Real estate report offers useful information

Becca Posner

Unprecedented circumstances present challenges in understanding our place within national and local commercial real estate market trends. 

Interest rates, inflation and a potential recession lurking around the next corner are just a few of the factors leading to uncertainty. 

Still, developers, economists and investors turn to market reports to monitor activity and determine the stage of the nationwide market.

One example is the Mueller Real Estate Monitor Report created by Glenn Mueller at the University of Denver Burns School of Real Estate and Construction Management. This report monitors four property types within 54 metropolitan areas of the nation — apartments, industrial, office and retail. The report also breaks down market cycles into four phases — recovery, expansion, hyper supply and recession. These cycles offer a tool to help make decisions about investments and exit strategies.

Here’s a look at the four phases in detail:

Phase one — recovery: This is considered the beginning or bottom of the cycle. This is when the market has been in an oversupply from new construction or decreased demand in growth. This is when the oversupply is starting to stabilize and correct itself. Vacancy rates are dropping, and the market is starting to trend upwards. 

Phase two — expansion: This is the phase in which vacancy rates continue to decline and developers see rents rise. This is when planning for future development begins. Market research helps in securing loans for new development. Rents continue to increase even as vacancy rates decrease. This is where supply and demand grow at the same rates. 

Phase three —  hyper supply: At this phase, the market starts to shift, which can happen fast. There’s less demand while more supply is in the works. Suppliers compete to fill the oversupply, and rents become a bartering chip in filling spaces. Rental growth slows, vacancy rates increase and rents begin to drop. 

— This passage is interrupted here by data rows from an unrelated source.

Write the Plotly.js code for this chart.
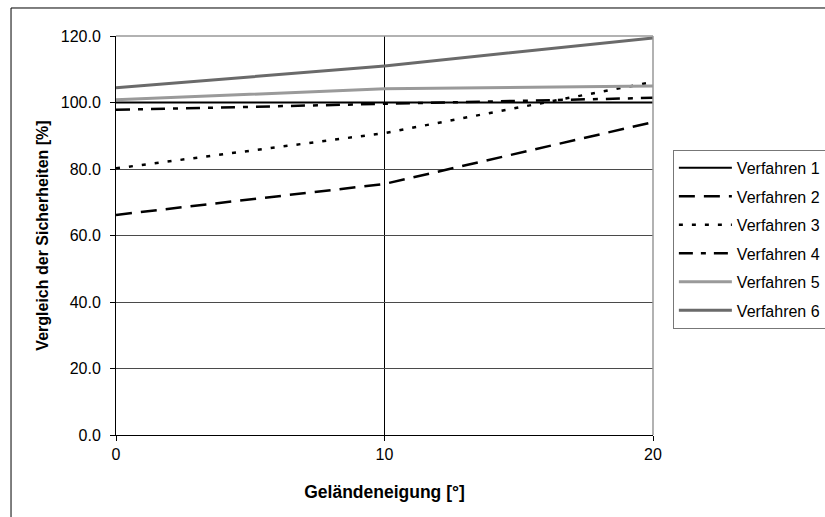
<!DOCTYPE html>
<html>
<head>
<meta charset="utf-8">
<script src="https://cdn.plot.ly/plotly-3.0.1.min.js"></script>
<style>html,body{margin:0;padding:0;background:#fff;}#chart{width:825px;height:517px;}</style>
</head>
<body>
<div id="chart"></div>
<script>
const neigung = [0, 10, 20];
const seriesNames = ["Verfahren 1", "Verfahren 2", "Verfahren 3", "Verfahren 4", "Verfahren 5", "Verfahren 6"];
const verfahren1 = [100.0, 100.0, 100.0];
const verfahren2 = [66.2, 75.5, 94.1];
const verfahren3 = [80.2, 90.8, 106.2];
const verfahren4 = [97.8, 99.5, 101.4];
const verfahren5 = [100.8, 104.1, 105.0];
const verfahren6 = [104.4, 111.0, 119.4];
const yTicks = [0, 20, 40, 60, 80, 100, 120];
const xTicks = [0, 10, 20];

const allValues = [verfahren1, verfahren2, verfahren3, verfahren4, verfahren5, verfahren6];
const styles = [
  {color: '#000000', width: 2, dash: 'solid'},
  {color: '#000000', width: 2.5, dash: '16px,9px'},
  {color: '#000000', width: 2.5, dash: '4px,9px'},
  {color: '#000000', width: 2.5, dash: '14px,8px,5px,8px'},
  {color: '#9a9a9a', width: 3, dash: 'solid'},
  {color: '#6a6a6a', width: 3, dash: 'solid'}
];

const traces = allValues.map((vals, i) => ({
  x: neigung,
  y: vals,
  name: seriesNames[i],
  type: 'scatter',
  mode: 'lines',
  line: styles[i],
  legendgroup: 'g' + i
}));

const font = {family: '"Liberation Sans", Arial, sans-serif', size: 16, color: '#000'};

const layout = {
  width: 825,
  height: 517,
  margin: {l: 116, r: 172, t: 36, b: 82, autoexpand: false},
  paper_bgcolor: '#ffffff',
  plot_bgcolor: '#ffffff',
  font: font,
  showlegend: true,
  legend: {
    x: 1.037, y: 0.7145, xanchor: 'left', yanchor: 'top',
    bordercolor: '#777', borderwidth: 1,
    font: font,
    traceorder: 'grouped',
    tracegroupgap: 4.7,
    itemwidth: 53,
    bgcolor: '#fff'
  },
  xaxis: {
    range: [0, 20],
    tickvals: xTicks,
    ticktext: xTicks.map(String),
    ticks: 'outside', ticklen: 5, tickcolor: '#000',
    showline: true, linecolor: '#000', linewidth: 1,
    showgrid: true, gridcolor: '#000', gridwidth: 1,
    zeroline: false,
    tickfont: font,
    title: {text: 'Geländeneigung [°]', font: {family: font.family, size: 17.5, color: '#000', weight: 'bold'}, standoff: 23},
    automargin: false
  },
  yaxis: {
    range: [0, 120],
    tickvals: yTicks,
    ticktext: yTicks.map(v => v.toFixed(1)),
    ticks: 'outside', ticklen: 5, tickcolor: '#000',
    ticklabelstandoff: 6,
    showline: true, linecolor: '#000', linewidth: 1,
    showgrid: true, gridcolor: '#4a4a4a', gridwidth: 1,
    zeroline: false,
    tickfont: font,
    title: {text: 'Vergleich der Sicherheiten [%]', font: {family: font.family, size: 16, color: '#000', weight: 'bold'}, standoff: 8},
    automargin: false
  },
  shapes: [
    {type: 'line', xref: 'paper', yref: 'paper', x0: 0, x1: 1, y0: 1, y1: 1, line: {color: '#999', width: 1.5}},
    {type: 'line', xref: 'paper', yref: 'paper', x0: 1, x1: 1, y0: 0, y1: 1, line: {color: '#999', width: 1.5}},
    {type: 'rect', xref: 'paper', yref: 'paper', x0: -0.1955, x1: 1.8, y0: -0.5, y1: 1.0702, line: {color: '#000', width: 1}, layer: 'below'}
  ]
};

Plotly.newPlot('chart', traces, layout, {staticPlot: true, displayModeBar: false});
</script>
</body>
</html>
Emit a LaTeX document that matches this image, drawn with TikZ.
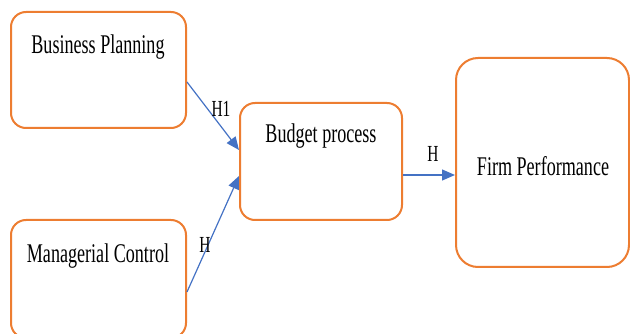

Phase four — recession: The final stage of the cycle features a high supply and plummeting demand. Developers and landlords must act aggressively in pricing to try to keep vacancy rates as low as possible. Rents decrease, market movement is slow, property values are deflated, new development eventually ceases and the market begins to reset itself. 

How do the markets today compare from two years ago? In comparing the fourth quarter of 2021 to the fourth quarter of 2019, there’s been surprising little change with a couple of exceptions

While office has stayed stagnant bordering the recovery and expansion phases, industrial and multi-family continue to spread between expansion and hyper supply. 

On the other hand, retail went from a strong expansion phase in the fourth quarter of 2019 to the bottom of hyper supply and into a recession phase as of the fourth quarter of 2021. Is this an effect from the influx of online shoppers over the past couple of years? Will retail stabilize and find its way back into an expansion phase?

Inevitably, more shifts will come. The question is when and for what property types? 

With the boom of multi-family development underway nationwide and within the local market, my guess is there will be a hyper supply of multi-family developments and apartments, and this property type will drop into the recession phase next.